Evgenia’s whole family had great reverence for Elder Alexis. One of her relatives, who later become a monk, often went to the Zosirna Her mitage and over and over saw the same dream: It seemed to be some kind of feast day. The founder of the monastery, the ascetic Zosima, stood in the midst of the royal doors and was anointing everyone that came up; after the anointment, in their shining white garments, they went straight through the royal doors. This dream, especially because it was repeated so often and because the women also were entering the altar, was very disturbing for the young man. Finally, when he saw the dream for the sixth time, he went to Elder Alexis.

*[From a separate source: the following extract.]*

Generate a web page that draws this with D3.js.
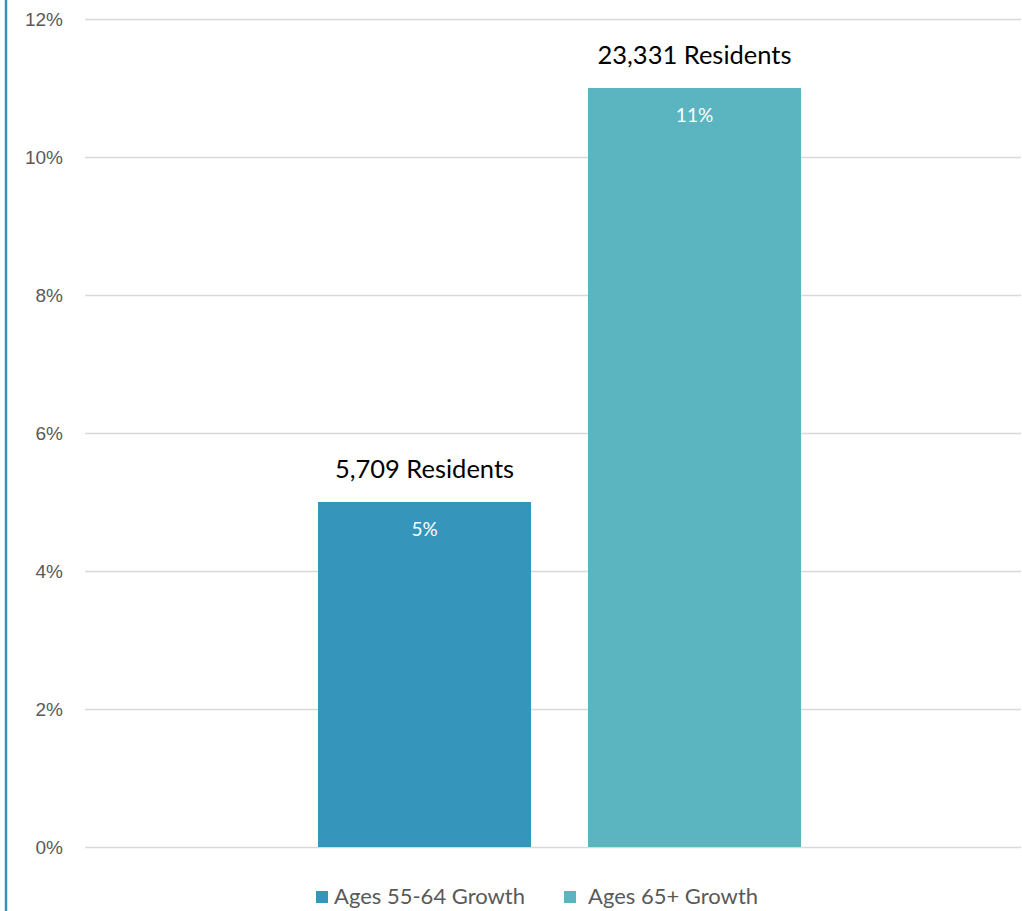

The Elder did not explain the meaning of the dream, but only asked whether there were many people. “There were many, Batiushka, a whole crowd.” “Well, glory to God, glory to God,” the Elder repeated joyfully.
The young married pair spent almost a month in the monastery. They returned then to Moscow and rented an apartment in Sergiev Posad, near St. Sergius’ Monastery. They lived in extreme poverty, but just as they had promised to Evgenia’s father, they lived on their own money. Matushka always noted that for their whole life she had never owed a penny to anyone, and they lived so poorly that Evgenia could afford to put only six pieces of firewood a day into the stove to warm up the apart ment which was therefore never very warm.
When their first child was born they immediately sent a telegram to Evgenia’s sister. When she came she declared that she had known of the birth of the child before the telegram had arrived. “But how?” they asked. “St. Seraphim appeared to me in a dream and said: ‘Go and congratulate them. A son has been born to them and his name is Sergius.” And indeed, they called their first son Sergius, and the second son Seraphim.
Fr Elias finished the Academy before the Revolution broke out. After being ordained, he served for a short time in a poorhouse church and then was transferred to the church of St. Nicholas in the Tolmachev district of Moscow, where he served until his arrest in 1932.
Fr. Elias was a fervent priest. He never shortened the services. He read out loud the stichera which were to be sung, and often read the canons. Matushka went to church every day and directed the choir. In that sad time after the Revolution had broken out, the church of St. Nicholas in the Tolmachev district was a source of spiritual light for many believers. One woman parishioner of Fr. Elias remembers: “Oh, our church in Tolmachev, shining with purity! But it was so cold that your feet froze to the floor!” Still, in every circumstance Matushka did not lose hope in God.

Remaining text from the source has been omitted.